The morning after we arrived in Amboise we chased down a bus for Chenonceau, a chateau of the Loire Valley. Although our bus driver was a bit arrogant, we managed to get there fine and had the perfect amount of time to walk around and see the place before catching the only bus back. A chateau is a large residence resembling a castle. Here’s the story in brief as I know it: Joan of Arc rode to Chinon to end the 100 Year war between England and France. The French won their territory and settled into a time of peace. During this time, members of the court built chateaux all along the Loire Valley to throw parties at and show off their wealth. This particular chateau, Chenonceau, was built by a warring lord before the war in order to control the crossing of the river. The place is actually built on top of the water like a glorified bridge. It was given to Diane de Poitiers, a mistress of King Henry II. When he died, his jealous wife Queen Catherine de Medici forced her out and took the place for herself. For decades she threw parties there.

The place had a strange and eerie feel to it… “bad karma” as Tara put it. It’s much smaller than I thought, making it an easy and not overwhelming place to visit. Catherine’s famed green study was intense. Her bedroom is large, decorated in blue with a small bed next to a large fireplace. The layout and features are standard for every bedroom. To one side is a small room with another fireplace and an even smaller room connected overlooking the water. The two smaller rooms are lined with patterned green velvet and the smallest room contains only a small desk. Her presence is most felt there.

The grounds had two sets of gardens, one in honor of the mistress and the other in honor of the Queen. There was also a maze garden off to one side in the woods with some unexplained ruins next to it. The maze was my favorite. Tara spent time wandering around the farm area off to the other side, which contained many buildings along with a children’s play area. The experience gave me insight into how it might have been to live in that time period. It may sound silly, but on the plane ride to Iceland I watched the movie the Dutchess. Although that was about British aristocracy and are now in France, the movie gave me a new perspective as to the conditions women of that time faced. If one was lucky enough to marry a Duke, life even then was not grand. Mistresses are everywhere along with bastard children and all she could do was hope to bear a son. The women never won. Being in Chenonceau, a chateau of women, reminded me of that movie and helped me relate to that time. Although I would have loved to see their parties and appreciate their traditions, I’m glad to live in the present moment.

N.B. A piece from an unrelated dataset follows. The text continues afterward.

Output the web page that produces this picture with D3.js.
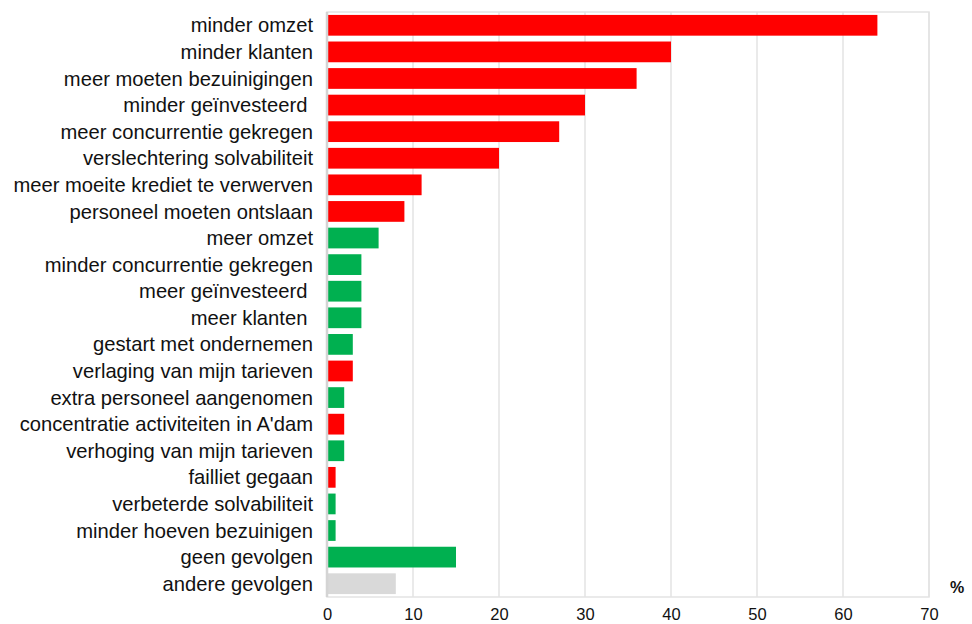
<!DOCTYPE html>
<html>
<head>
<meta charset="utf-8">
<script src="https://cdn.jsdelivr.net/npm/d3@7"></script>
<style>
  body { margin: 0; background: #fff; }
  text { font-family: "Liberation Sans", Arial, sans-serif; fill: #111; }
</style>
</head>
<body>
<div id="chart"></div>
<script>
// categories, values (%) and sign (neg = red, pos = green, other = grey)
const categories = [
    "minder omzet", "minder klanten", "meer moeten bezuinigingen", "minder geïnvesteerd ",
    "meer concurrentie gekregen", "verslechtering solvabiliteit", "meer moeite krediet te verwerven",
    "personeel moeten ontslaan", "meer omzet", "minder concurrentie gekregen", "meer geïnvesteerd ",
    "meer klanten ", "gestart met ondernemen", "verlaging van mijn tarieven",
    "extra personeel aangenomen", "concentratie activiteiten in A'dam", "verhoging van mijn tarieven",
    "failliet gegaan", "verbeterde solvabiliteit", "minder hoeven bezuinigen", "geen gevolgen",
    "andere gevolgen"
];
const values = [64, 40, 36, 30, 27, 20, 11, 9, 6, 4, 4, 4, 3, 3, 2, 2, 2, 1, 1, 1, 15, 8];
const kinds = ["neg", "neg", "neg", "neg", "neg", "neg", "neg", "neg", "pos", "pos", "pos",
    "pos", "pos", "neg", "pos", "neg", "pos", "neg", "pos", "pos", "pos", "other"];
const xTicks = [0, 10, 20, 30, 40, 50, 60, 70];

const data = categories.map((c, i) => ({ cat: c, value: values[i], kind: kinds[i] }));

const width = 972, height = 624;
const margin = { top: 12, right: 43, bottom: 27, left: 327 };
const innerW = width - margin.left - margin.right;
const innerH = height - margin.top - margin.bottom;

const color = d3.scaleOrdinal()
    .domain(["neg", "pos", "other"])
    .range(["#ff0000", "#00b050", "#d9d9d9"]);

const svg = d3.select("#chart").append("svg")
    .attr("width", width)
    .attr("height", height);

const g = svg.append("g")
    .attr("transform", "translate(" + margin.left + "," + margin.top + ")");

const x = d3.scaleLinear().domain([0, 70]).range([0, innerW]);
const y = d3.scaleBand().domain(categories).range([0, innerH]).paddingInner(0.22).paddingOuter(0.11);

// gridlines
g.selectAll("line.grid")
    .data(xTicks.slice(1))
    .enter().append("line")
    .attr("class", "grid")
    .attr("x1", d => x(d)).attr("x2", d => x(d))
    .attr("y1", 0).attr("y2", innerH)
    .attr("stroke", "#e3e3e3")
    .attr("stroke-width", 1.5);

// frame
g.append("rect")
    .attr("width", innerW).attr("height", innerH)
    .attr("fill", "none")
    .attr("stroke", "#e3e3e3")
    .attr("stroke-width", 1.5);

// bars
g.selectAll("rect.bar")
    .data(data)
    .enter().append("rect")
    .attr("class", "bar")
    .attr("x", x(0))
    .attr("y", d => y(d.cat))
    .attr("width", d => x(d.value) - x(0))
    .attr("height", y.bandwidth())
    .attr("fill", d => color(d.kind));

// value axis line (left)
g.append("line")
    .attr("x1", 0).attr("x2", 0)
    .attr("y1", 0).attr("y2", innerH)
    .attr("stroke", "#d4d4d4")
    .attr("stroke-width", 2.5);

// category labels
g.selectAll("text.cat")
    .data(data)
    .enter().append("text")
    .attr("class", "cat")
    .attr("x", -14)
    .attr("y", d => y(d.cat) + y.bandwidth() / 2)
    .attr("dy", "0.35em")
    .attr("text-anchor", "end")
    .style("white-space", "pre")
    .attr("font-size", 20.2)
    .text(d => d.cat);

// x tick labels
const xAxis = g.append("g")
    .attr("transform", "translate(0," + innerH + ")")
    .call(d3.axisBottom(x).tickValues(xTicks).tickSize(0).tickPadding(11));
xAxis.select(".domain").remove();
xAxis.selectAll("text")
    .attr("font-size", 16.5)
    .style("font-family", "'Liberation Sans', Arial, sans-serif")
    .attr("fill", "#111");

// unit label
svg.append("text")
    .attr("x", 957)
    .attr("y", 587)
    .attr("dy", "0.35em")
    .attr("text-anchor", "middle")
    .attr("font-size", 16)
    .attr("font-weight", "bold")
    .text("%");
</script>
</body>
</html>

The bus driver was nicer on the way back and Tara and I had an interesting time roughing out a conversation with a woman at the bus stop who spoke a little English. Back in Amboise, we stopped to have lunch at a corner cafe we had seen the night before. I had a mushroom and leek quiche (very good) and Tara had a salad with nuts (about all she can eat in France besides couscous/tabuli and fruit). I also sampled two liquor chocolates and a black current sweet that tastes like jam. All were delicious. On the way back to the hotel we wandered into a shop with salts from all over the world. I’d been looking for these for awhile so I was thrilled. On top of that, the shopkeeper spoke English and had traveled to New York six times and also Thailand. He loved talking to us… a little too much in fact. We had a train to catch.

 

p.s. John Craddock- This is dedicated for you.  Thanks for the advice.